Aqaba — #5 in the City — Aqaba institution

Ali Baba

Raghadan Street, Town Centre Seafood $$

The Aqaba institution since the 1970s — the old-town terrace where Raghadan Street still eats fresh Red Sea catch under the stars.

8.7
Food
8.4
Ambience
9.4
Value

About Ali Baba

Ali Baba has been a fixture of the Aqaba old town since the 1970s — the corner of Raghadan Street and Hammamat Al Tunisyya Street, two minutes from the souk. For several generations this was essentially the fine-dining address in the city, long before the five-star hotels arrived on King Hussein Street. The room remains almost unchanged: a spacious outdoor terrace under a reed-mat canopy, indoor dining with a traditional Levantine interior, and a pace of service that is unhurried in the best Mediterranean sense.

The menu is seafood-led and local: red snapper, sultan ibrahim (red mullet), hamour (grouper), calamari, Red Sea shrimp, and whatever else the morning boats landed. Fish is sold by weight — select from the display, specify grilled or fried, and the kitchen prepares it with a standard tahini sauce and lemon. Starters are the Levantine canon (hummus, mutabbal, tabbouleh, fattoush, falafel) done competently. The bread is baked in a tabun oven on-site.

Ali Baba is one of the few long-established Aqaba restaurants with a full alcohol licence — beer, Lebanese wine, and the local Amstel are available. Prices are well under half of the Movenpick or InterContinental equivalents. Service is gracious in the old Jordanian fashion; the staff are long-tenured and remember returning guests.

Allocate 90 minutes. The terrace is the move from October through May; in high summer the air-conditioned indoor room is the right call. Open for lunch and dinner. A 5-minute walk inland from the Movenpick and Intercontinental.

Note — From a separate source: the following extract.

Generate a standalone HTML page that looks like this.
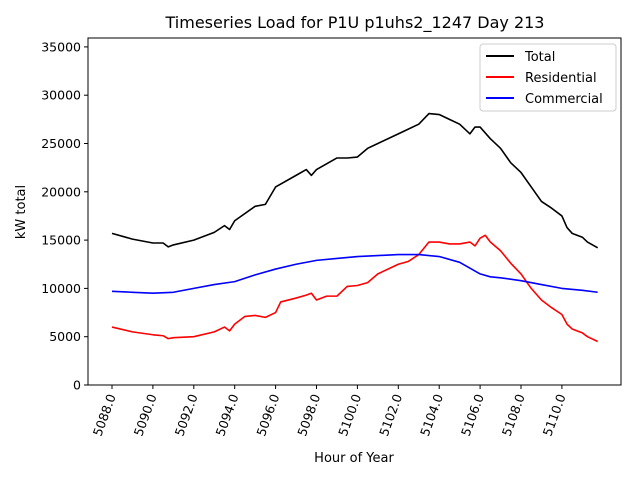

Why It's Perfect for Team Dinner

Ali Baba is the Aqaba team-dinner default when the brief is honest, local, and generous rather than flashy. Long terrace tables, a shared fish platter for the middle, Lebanese wine by the bottle, and a bill that lands at a fraction of the hotel equivalents. For solo diners, the corner bar seats give a direct view of the kitchen pass — an underrated option. The first-date angle works when the goal is a relaxed Mediterranean terrace rather than a cinematic hotel setting.